Myanmar democracy icon Aung San Suu Kyi, who spent years as a prisoner in her own home with no telephone or Internet access, says now that she is free she is too busy to use Facebook and Twitter.
“I just haven’t had the time,” the Nobel Peace Prize winner said in an interview at her party offices in Yangon.
“If I were to tweet and so on, it would take up so much of my time. I have to confess we are a bit snowed under because paying off a debt of work that has accumulated over seven years is not done in a hurry,” she said.
Soon after her release in November, Aung San Suu Kyi had expressed a desire to use social networking sites. However, she said that for now, her party would make do with Web sites set up by its supporters overseas.
Internet connections are notoriously slow in Myanmar, whose rulers also have a history of blocking critical Web sites and jailing online dissidents.
Social networking sites were used by anti-government demonstrators to thwart censorship during pro-democracy revolts in Tunisia and Egypt.
And during a failed monk-led uprising in Myanmar in 2007, citizens used the Web to leak extensive accounts and video to the outside world, prompting the regime to block Internet access.
Suu Kyi said that an Arab-style uprising was not the answer to Myanmar’s problems, and welcomed tentative signs of political change under the new nominally civilian government.
Her party won a 1990 election, but was never allowed to take office. It boycotted an election held last year, the first in two decades, and as a result it was delisted as a political party by the regime.

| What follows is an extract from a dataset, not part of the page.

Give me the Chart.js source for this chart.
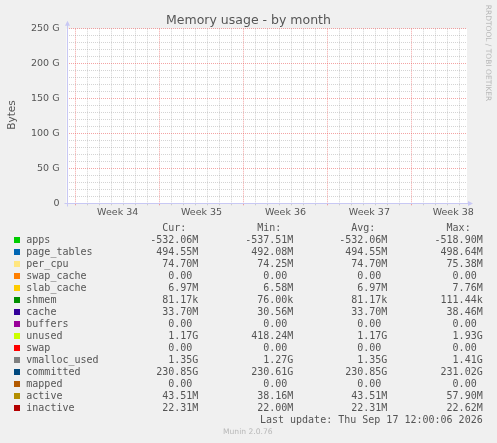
<!DOCTYPE html>
<html>
<head>
<meta charset="utf-8">
<script src="https://cdn.jsdelivr.net/npm/chart.js@4/dist/chart.umd.min.js"></script>
<style>
  html, body { margin:0; padding:0; background:#f0f0f0; }
  #wrap { position:relative; width:497px; height:443px; overflow:hidden; background:#f0f0f0; }
  #wrap canvas { position:absolute; left:0; top:0; }
  .t { position:absolute; white-space:pre; color:#555; }
  .mono { font-family:"DejaVu Sans Mono", monospace; font-size:10px; line-height:12px; height:12px; }
  .sw { position:absolute; width:6px; height:6px; }
</style>
</head>
<body>
<div id="wrap">
  <canvas id="c" width="497" height="443"></canvas>
</div>
<script>
// ---- data ----
const title = 'Memory usage - by month';
const yAxisTitle = 'Bytes';
const weekLabels = ['Week 34', 'Week 35', 'Week 36', 'Week 37', 'Week 38'];
const yTickValues = [0, 50, 100, 150, 200, 250];            // in G
const yTickLabels = ['0', '50 G', '100 G', '150 G', '200 G', '250 G'];
const seriesNames = ['apps','page_tables','per_cpu','swap_cache','slab_cache','shmem','cache','buffers','unused','swap','vmalloc_used','committed','mapped','active','inactive'];
const seriesColors = ['#00CC00','#0066B3','#FFE680','#FF8000','#FFCC00','#008F00','#330099','#990099','#CCFF00','#FF0000','#808080','#00487D','#B35A00','#B38F00','#B30000'];
const curValues = ['-532.06M','494.55M','74.70M','0.00','6.97M','81.17k','33.70M','0.00','1.17G','0.00','1.35G','230.85G','0.00','43.51M','22.31M'];
const minValues = ['-537.51M','492.08M','74.25M','0.00','6.58M','76.00k','30.56M','0.00','418.24M','0.00','1.27G','230.61G','0.00','38.16M','22.00M'];
const avgValues = ['-532.06M','494.55M','74.70M','0.00','6.97M','81.17k','33.70M','0.00','1.17G','0.00','1.35G','230.85G','0.00','43.51M','22.31M'];
const maxValues = ['-518.90M','498.64M','75.38M','0.00','7.76M','111.44k','38.46M','0.00','1.93G','0.00','1.41G','231.02G','0.00','57.90M','22.62M'];
const columnHeaders = ['Cur:', 'Min:', 'Avg:', 'Max:'];
const lastUpdate = 'Last update: Thu Sep 17 12:00:06 2026';
const watermark = 'RRDTOOL / TOBI OETIKER';
const footer = 'Munin 2.0.76';
// The reference plot area shows no drawn samples for any series.
const seriesPoints = seriesNames.map(() => []);

// ---- time axis (days from graph start) ----
const X_SPAN_DAYS = 401 / 12;     // munin month graph: 2h per pixel
const FIRST_MONDAY = 0.77;        // first week boundary, days from start

// ---- layout ----
const W = 497, H = 443;
const PLOT = { left: 66.5, top: 28.7, right: 467, bottom: 203.3 };
const XAXIS_H = 20;

const ticksX = [];
for (let d = FIRST_MONDAY; d <= X_SPAN_DAYS + 1e-9; d += 1) {
  const n = Math.round(d - FIRST_MONDAY);
  ticksX.push({ value: d, kind: n % 7 === 0 ? 'major' : 'minor' });
}
weekLabels.forEach((lab, w) => {
  const v = FIRST_MONDAY + 3.5 + 7 * w;
  if (v <= X_SPAN_DAYS) ticksX.push({ value: v, kind: 'label', text: lab });
});
ticksX.sort((a, b) => a.value - b.value);
const findTick = v => ticksX.find(k => Math.abs(k.value - v) < 1e-6);

const MAJOR = 'rgba(235,90,90,0.55)';
const MINOR = 'rgba(160,160,160,0.45)';
const NONE = 'rgba(0,0,0,0)';

const plotPlugin = {
  id: 'munin',
  beforeDraw(chart) {
    const { ctx, chartArea: a } = chart;
    ctx.save();
    ctx.fillStyle = '#ffffff';
    ctx.fillRect(a.left, a.top, a.right - a.left, a.bottom - a.top);
    ctx.restore();
  },
  afterDraw(chart) {
    const { ctx, chartArea: a } = chart;
    const col = '#c8c8f4';
    ctx.save();
    ctx.strokeStyle = col; ctx.fillStyle = col; ctx.lineWidth = 1;
    const x0 = Math.round(a.left) + 0.5, y0 = Math.round(a.bottom) + 0.5;
    ctx.beginPath();
    ctx.moveTo(x0, y0 + 3); ctx.lineTo(x0, a.top - 4);
    ctx.moveTo(x0 - 3, y0); ctx.lineTo(a.right + 3, y0);
    ctx.stroke();
    ctx.beginPath();
    ctx.moveTo(x0 - 2.5, a.top - 3); ctx.lineTo(x0 + 2.5, a.top - 3); ctx.lineTo(x0, a.top - 8); ctx.closePath();
    ctx.fill();
    ctx.beginPath();
    ctx.moveTo(a.right + 1, y0 - 2.5); ctx.lineTo(a.right + 1, y0 + 2.5); ctx.lineTo(a.right + 6, y0); ctx.closePath();
    ctx.fill();
    ctx.restore();
  }
};

new Chart(document.getElementById('c'), {
  type: 'line',
  data: {
    datasets: seriesNames.map((name, i) => ({
      label: name,
      data: seriesPoints[i],
      borderColor: seriesColors[i],
      backgroundColor: seriesColors[i],
      pointRadius: 0,
      borderWidth: 1
    }))
  },
  options: {
    responsive: false,
    animation: false,
    devicePixelRatio: 1,
    layout: { padding: { left: 0, top: PLOT.top, right: W - PLOT.right, bottom: H - PLOT.bottom - XAXIS_H } },
    plugins: { legend: { display: false }, title: { display: false }, tooltip: { enabled: false } },
    scales: {
      x: {
        type: 'linear', min: 0, max: X_SPAN_DAYS,
        afterBuildTicks: s => { s.ticks = ticksX.map(t => ({ value: t.value })); },
        afterFit: s => { s.height = XAXIS_H; },
        border: { display: false, dash: [1, 1] },
        grid: {
          drawTicks: true, tickLength: 2,
          color: c => {
            const t = c.tick ? findTick(c.tick.value) : null;
            if (!t) return MINOR;
            return t.kind === 'major' ? MAJOR : t.kind === 'minor' ? MINOR : NONE;
          },
          lineWidth: 1
        },
        ticks: {
          autoSkip: false, maxRotation: 0, minRotation: 0, padding: 2,
          color: '#555', font: { family: 'DejaVu Sans', size: 9.5 },
          callback: v => { const t = findTick(v); return (t && t.kind === 'label') ? t.text : ''; }
        }
      },
      y: {
        type: 'linear', min: 0, max: 250,
        afterBuildTicks: s => {
          const t = [];
          for (let v = 0; v <= 250; v += 10) t.push({ value: v });
          s.ticks = t;
        },
        afterFit: s => { s.width = PLOT.left; },
        border: { display: false, dash: [1, 1] },
        grid: {
          drawTicks: false,
          color: c => (c.tick && yTickValues.includes(Math.round(c.tick.value))) ? MAJOR : MINOR,
          lineWidth: 1
        },
        ticks: {
          autoSkip: false, padding: 7,
          color: '#555', font: { family: 'DejaVu Sans', size: 9.5 },
          callback: v => { const k = yTickValues.indexOf(v); return k >= 0 ? yTickLabels[k] : ''; }
        }
      }
    }
  },
  plugins: [plotPlugin]
});

// ---- HTML text overlays ----
const wrap = document.getElementById('wrap');
function addText(txt, css, cls) {
  const d = document.createElement('div');
  d.className = 't ' + (cls || '');
  d.textContent = txt;
  Object.assign(d.style, css);
  wrap.appendChild(d);
  return d;
}
addText(title, { left: '0px', width: W + 'px', textAlign: 'center', top: '12px', fontFamily: 'DejaVu Sans', fontSize: '12.5px', lineHeight: '16px' });
addText(yAxisTitle, { left: '-9px', top: '109px', width: '40px', textAlign: 'center', fontFamily: 'DejaVu Sans', fontSize: '10.5px', lineHeight: '12px', transform: 'rotate(-90deg)' });
addText(watermark, { left: (487.7 - 60) + 'px', top: (53.3 - 5) + 'px', width: '120px', textAlign: 'center', fontFamily: 'DejaVu Sans', fontSize: '7.5px', lineHeight: '10px', color: '#b8b8b8', transform: 'rotate(90deg)' });
addText(footer, { left: '223px', top: '426.5px', fontFamily: 'DejaVu Sans', fontSize: '7.6px', lineHeight: '10px', color: '#b8b8b8' });

const colRight = [198.3, 293.3, 387.3, 482.7];
const fmt = s => /\d$/.test(s) ? s + ' ' : s;
columnHeaders.forEach((h, j) => {
  addText(h + '  ', { right: (W - colRight[j]) + 'px', top: (227.5 - 6) + 'px' }, 'mono');
});
const cols = [curValues, minValues, avgValues, maxValues];
seriesNames.forEach((name, i) => {
  const cy = 240 + 12 * i;
  const sw = document.createElement('div');
  sw.className = 'sw';
  Object.assign(sw.style, { left: '14px', top: (cy - 3) + 'px', background: seriesColors[i] });
  wrap.appendChild(sw);
  addText(name, { left: '26.3px', top: (cy - 6) + 'px' }, 'mono');
  cols.forEach((arr, j) => {
    addText(fmt(arr[i]), { right: (W - colRight[j]) + 'px', top: (cy - 6) + 'px' }, 'mono');
  });
});
addText(lastUpdate, { right: (W - colRight[3]) + 'px', top: (420 - 6) + 'px' }, 'mono');
</script>
</body>
</html>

However, recently the regime has adopted a more conciliatory stance toward its opponents, including Aung San Suu Kyi, who met Burmese President Thein Sein last month.
Internet users in army--dominated Myanmar during the week said they were able to see previously blocked media Web sites, including the Burmese-language version of the BBC, but doubts remained about whether the move would last.
The country’s Internet legislation has long been among the world’s most repressive, according to the Paris-based Reporters Without Borders.